- _Aim_:
Retype every line from the top of the entries down to the one with "(setold) at (220,862)", both included, and skip the pictures.

=== Input ===

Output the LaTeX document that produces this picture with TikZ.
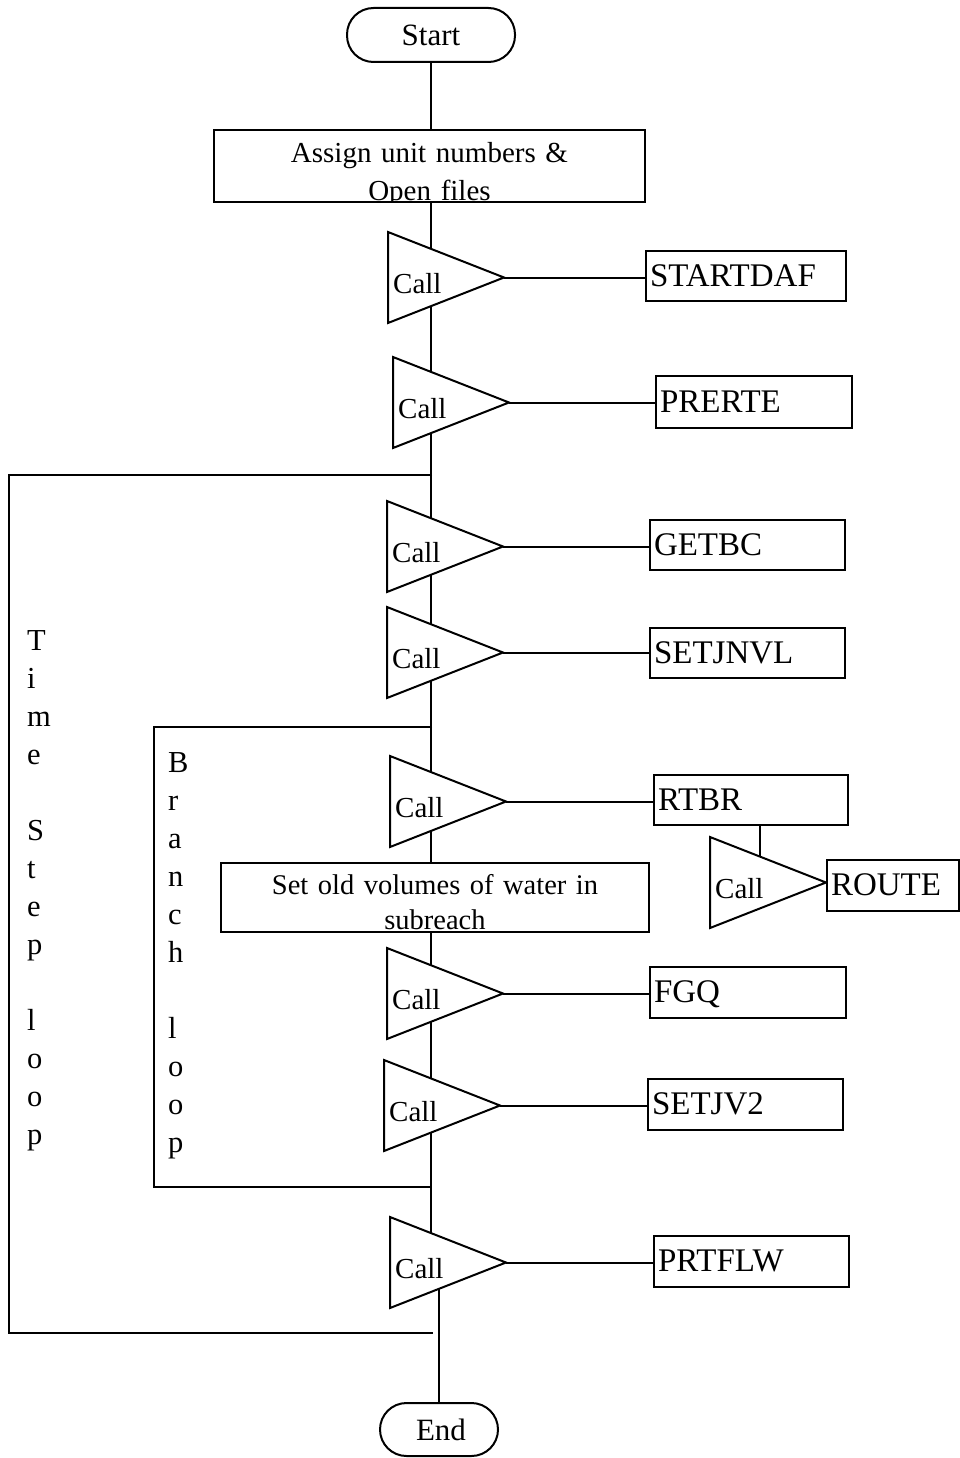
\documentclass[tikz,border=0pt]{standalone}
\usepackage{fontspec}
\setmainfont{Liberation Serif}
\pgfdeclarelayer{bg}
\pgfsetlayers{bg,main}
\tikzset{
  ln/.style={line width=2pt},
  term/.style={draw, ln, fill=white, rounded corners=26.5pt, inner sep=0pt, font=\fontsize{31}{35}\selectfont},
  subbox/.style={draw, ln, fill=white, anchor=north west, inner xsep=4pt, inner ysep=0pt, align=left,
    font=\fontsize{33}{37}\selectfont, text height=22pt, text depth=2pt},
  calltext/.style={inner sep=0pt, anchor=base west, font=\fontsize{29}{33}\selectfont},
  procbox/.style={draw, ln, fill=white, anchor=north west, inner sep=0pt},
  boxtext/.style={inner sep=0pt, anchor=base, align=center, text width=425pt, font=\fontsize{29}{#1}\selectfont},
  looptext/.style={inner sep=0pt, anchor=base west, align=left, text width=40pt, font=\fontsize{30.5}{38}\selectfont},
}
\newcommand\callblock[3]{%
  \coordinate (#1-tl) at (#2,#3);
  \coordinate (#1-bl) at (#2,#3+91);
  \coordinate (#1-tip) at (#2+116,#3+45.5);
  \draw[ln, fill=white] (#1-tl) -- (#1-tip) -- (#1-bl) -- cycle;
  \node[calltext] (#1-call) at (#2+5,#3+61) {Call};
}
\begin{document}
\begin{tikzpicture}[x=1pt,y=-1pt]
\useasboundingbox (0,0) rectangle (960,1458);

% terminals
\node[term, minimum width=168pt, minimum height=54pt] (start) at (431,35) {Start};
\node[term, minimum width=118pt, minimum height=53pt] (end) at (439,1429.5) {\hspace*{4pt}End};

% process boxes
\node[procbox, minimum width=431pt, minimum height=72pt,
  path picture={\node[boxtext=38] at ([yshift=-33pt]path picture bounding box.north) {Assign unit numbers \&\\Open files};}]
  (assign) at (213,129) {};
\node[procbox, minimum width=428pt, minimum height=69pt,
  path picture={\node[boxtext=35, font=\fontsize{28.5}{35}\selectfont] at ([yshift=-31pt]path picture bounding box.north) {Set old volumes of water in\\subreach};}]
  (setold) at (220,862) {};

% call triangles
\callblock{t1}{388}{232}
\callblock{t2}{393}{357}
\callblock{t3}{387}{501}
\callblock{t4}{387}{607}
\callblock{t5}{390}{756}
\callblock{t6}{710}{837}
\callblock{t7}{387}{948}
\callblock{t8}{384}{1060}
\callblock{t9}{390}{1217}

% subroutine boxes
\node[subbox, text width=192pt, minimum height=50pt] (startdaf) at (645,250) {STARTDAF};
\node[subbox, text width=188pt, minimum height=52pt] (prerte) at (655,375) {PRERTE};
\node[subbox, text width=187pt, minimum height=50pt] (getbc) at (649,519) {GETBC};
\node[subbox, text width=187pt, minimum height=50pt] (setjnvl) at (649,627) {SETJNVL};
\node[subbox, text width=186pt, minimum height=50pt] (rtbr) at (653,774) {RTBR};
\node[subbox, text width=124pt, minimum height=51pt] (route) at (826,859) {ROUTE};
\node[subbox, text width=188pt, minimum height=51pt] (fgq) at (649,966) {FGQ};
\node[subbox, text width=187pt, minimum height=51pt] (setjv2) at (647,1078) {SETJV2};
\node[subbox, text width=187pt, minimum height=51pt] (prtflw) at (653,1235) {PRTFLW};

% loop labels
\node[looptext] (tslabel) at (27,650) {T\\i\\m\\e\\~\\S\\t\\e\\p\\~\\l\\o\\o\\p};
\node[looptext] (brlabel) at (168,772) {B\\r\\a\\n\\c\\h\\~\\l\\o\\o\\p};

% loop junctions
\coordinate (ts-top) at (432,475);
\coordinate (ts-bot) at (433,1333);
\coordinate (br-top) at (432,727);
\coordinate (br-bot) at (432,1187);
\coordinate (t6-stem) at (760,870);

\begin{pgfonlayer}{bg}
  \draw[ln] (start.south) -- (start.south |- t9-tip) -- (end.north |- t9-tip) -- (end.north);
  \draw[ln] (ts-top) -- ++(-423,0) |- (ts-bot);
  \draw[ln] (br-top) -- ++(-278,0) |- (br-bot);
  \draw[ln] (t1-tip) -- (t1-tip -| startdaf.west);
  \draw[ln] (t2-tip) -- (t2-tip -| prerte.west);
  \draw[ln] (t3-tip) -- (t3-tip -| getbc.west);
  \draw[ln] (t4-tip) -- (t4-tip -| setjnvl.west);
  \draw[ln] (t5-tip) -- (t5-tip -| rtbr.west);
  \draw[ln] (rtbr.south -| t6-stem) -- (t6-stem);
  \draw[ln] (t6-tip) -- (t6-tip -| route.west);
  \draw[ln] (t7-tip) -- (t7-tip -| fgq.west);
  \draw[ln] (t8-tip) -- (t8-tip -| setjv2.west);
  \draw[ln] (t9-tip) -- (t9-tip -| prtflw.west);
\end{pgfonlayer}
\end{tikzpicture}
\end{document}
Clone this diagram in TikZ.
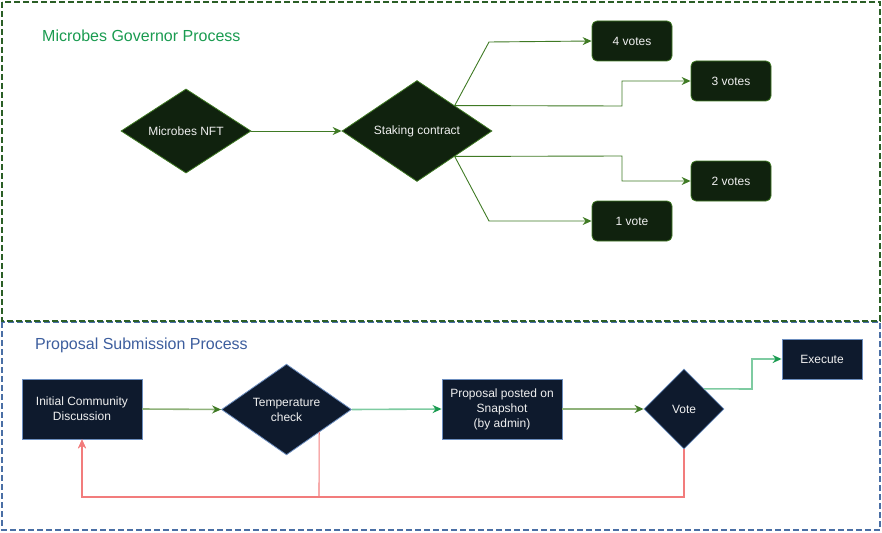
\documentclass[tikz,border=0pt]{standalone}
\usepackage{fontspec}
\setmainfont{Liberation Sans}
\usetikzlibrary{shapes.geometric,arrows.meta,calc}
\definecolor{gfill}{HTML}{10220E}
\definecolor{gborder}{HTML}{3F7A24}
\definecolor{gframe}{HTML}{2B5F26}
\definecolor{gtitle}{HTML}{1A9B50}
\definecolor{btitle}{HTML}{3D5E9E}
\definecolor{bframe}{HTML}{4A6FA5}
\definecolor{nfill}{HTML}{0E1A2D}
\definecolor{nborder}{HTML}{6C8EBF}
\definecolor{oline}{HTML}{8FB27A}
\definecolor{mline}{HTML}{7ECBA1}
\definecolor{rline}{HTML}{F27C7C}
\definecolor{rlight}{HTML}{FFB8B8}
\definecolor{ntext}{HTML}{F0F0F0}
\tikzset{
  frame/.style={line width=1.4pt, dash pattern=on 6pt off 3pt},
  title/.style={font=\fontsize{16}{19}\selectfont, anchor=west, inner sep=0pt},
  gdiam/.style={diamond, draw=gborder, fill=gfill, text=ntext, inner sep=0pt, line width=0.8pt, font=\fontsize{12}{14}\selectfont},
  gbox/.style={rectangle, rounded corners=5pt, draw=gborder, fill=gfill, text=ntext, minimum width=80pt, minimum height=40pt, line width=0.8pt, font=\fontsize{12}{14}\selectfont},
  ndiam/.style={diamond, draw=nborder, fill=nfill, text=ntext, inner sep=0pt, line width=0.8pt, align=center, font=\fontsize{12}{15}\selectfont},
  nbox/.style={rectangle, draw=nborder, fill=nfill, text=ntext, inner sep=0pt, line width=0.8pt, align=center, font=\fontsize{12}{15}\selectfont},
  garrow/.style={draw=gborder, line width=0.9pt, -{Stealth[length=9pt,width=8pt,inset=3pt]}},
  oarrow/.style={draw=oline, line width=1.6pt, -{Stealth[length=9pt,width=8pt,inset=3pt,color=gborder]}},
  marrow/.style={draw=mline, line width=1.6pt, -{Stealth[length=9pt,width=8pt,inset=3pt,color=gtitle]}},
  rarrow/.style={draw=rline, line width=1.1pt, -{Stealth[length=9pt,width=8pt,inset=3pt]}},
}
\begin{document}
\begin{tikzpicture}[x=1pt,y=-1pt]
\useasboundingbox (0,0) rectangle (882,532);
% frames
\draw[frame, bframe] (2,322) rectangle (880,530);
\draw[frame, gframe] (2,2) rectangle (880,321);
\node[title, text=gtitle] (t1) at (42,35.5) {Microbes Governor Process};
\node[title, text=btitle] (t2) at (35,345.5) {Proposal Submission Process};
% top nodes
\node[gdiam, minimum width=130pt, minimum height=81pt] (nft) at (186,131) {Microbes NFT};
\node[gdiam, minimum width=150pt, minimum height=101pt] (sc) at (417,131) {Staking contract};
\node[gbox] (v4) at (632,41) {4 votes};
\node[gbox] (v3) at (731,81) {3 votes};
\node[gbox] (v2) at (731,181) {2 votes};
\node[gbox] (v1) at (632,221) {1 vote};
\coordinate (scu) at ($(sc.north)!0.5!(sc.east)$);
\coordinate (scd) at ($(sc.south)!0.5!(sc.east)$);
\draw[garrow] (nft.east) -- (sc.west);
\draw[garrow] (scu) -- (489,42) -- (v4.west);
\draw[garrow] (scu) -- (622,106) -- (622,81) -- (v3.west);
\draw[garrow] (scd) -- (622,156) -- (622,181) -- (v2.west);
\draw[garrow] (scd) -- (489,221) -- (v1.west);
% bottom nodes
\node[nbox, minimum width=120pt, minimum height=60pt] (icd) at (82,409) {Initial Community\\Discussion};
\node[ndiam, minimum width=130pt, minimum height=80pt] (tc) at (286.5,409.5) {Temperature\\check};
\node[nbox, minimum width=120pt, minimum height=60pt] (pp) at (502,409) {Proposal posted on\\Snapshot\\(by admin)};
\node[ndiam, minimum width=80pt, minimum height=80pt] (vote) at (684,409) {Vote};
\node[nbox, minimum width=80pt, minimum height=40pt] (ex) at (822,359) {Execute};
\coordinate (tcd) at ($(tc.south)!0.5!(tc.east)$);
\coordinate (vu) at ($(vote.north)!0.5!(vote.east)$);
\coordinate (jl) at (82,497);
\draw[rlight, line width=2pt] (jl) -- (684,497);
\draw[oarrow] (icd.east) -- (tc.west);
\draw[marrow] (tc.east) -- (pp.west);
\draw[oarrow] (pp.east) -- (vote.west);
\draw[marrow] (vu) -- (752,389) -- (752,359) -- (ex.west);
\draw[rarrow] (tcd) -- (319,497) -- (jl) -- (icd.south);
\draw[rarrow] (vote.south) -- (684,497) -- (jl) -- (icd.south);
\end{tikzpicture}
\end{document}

===

- _The result_:
Output the LaTeX document that produces this picture with TikZ.
\documentclass[tikz,border=0pt]{standalone}
\usepackage{fontspec}
\setmainfont{Liberation Serif}
\pgfdeclarelayer{bg}
\pgfsetlayers{bg,main}
\tikzset{
  ln/.style={line width=2pt},
  term/.style={draw, ln, fill=white, rounded corners=26.5pt, inner sep=0pt, font=\fontsize{31}{35}\selectfont},
  subbox/.style={draw, ln, fill=white, anchor=north west, inner xsep=4pt, inner ysep=0pt, align=left,
    font=\fontsize{33}{37}\selectfont, text height=22pt, text depth=2pt},
  calltext/.style={inner sep=0pt, anchor=base west, font=\fontsize{29}{33}\selectfont},
  procbox/.style={draw, ln, fill=white, anchor=north west, inner sep=0pt},
  boxtext/.style={inner sep=0pt, anchor=base, align=center, text width=425pt, font=\fontsize{29}{#1}\selectfont},
  looptext/.style={inner sep=0pt, anchor=base west, align=left, text width=40pt, font=\fontsize{30.5}{38}\selectfont},
}
\newcommand\callblock[3]{%
  \coordinate (#1-tl) at (#2,#3);
  \coordinate (#1-bl) at (#2,#3+91);
  \coordinate (#1-tip) at (#2+116,#3+45.5);
  \draw[ln, fill=white] (#1-tl) -- (#1-tip) -- (#1-bl) -- cycle;
  \node[calltext] (#1-call) at (#2+5,#3+61) {Call};
}
\begin{document}
\begin{tikzpicture}[x=1pt,y=-1pt]
\useasboundingbox (0,0) rectangle (960,1458);

% terminals
\node[term, minimum width=168pt, minimum height=54pt] (start) at (431,35) {Start};
\node[term, minimum width=118pt, minimum height=53pt] (end) at (439,1429.5) {\hspace*{4pt}End};

% process boxes
\node[procbox, minimum width=431pt, minimum height=72pt,
  path picture={\node[boxtext=38] at ([yshift=-33pt]path picture bounding box.north) {Assign unit numbers \&\\Open files};}]
  (assign) at (213,129) {};
\node[procbox, minimum width=428pt, minimum height=69pt,
  path picture={\node[boxtext=35, font=\fontsize{28.5}{35}\selectfont] at ([yshift=-31pt]path picture bounding box.north) {Set old volumes of water in\\subreach};}]
  (setold) at (220,862) {};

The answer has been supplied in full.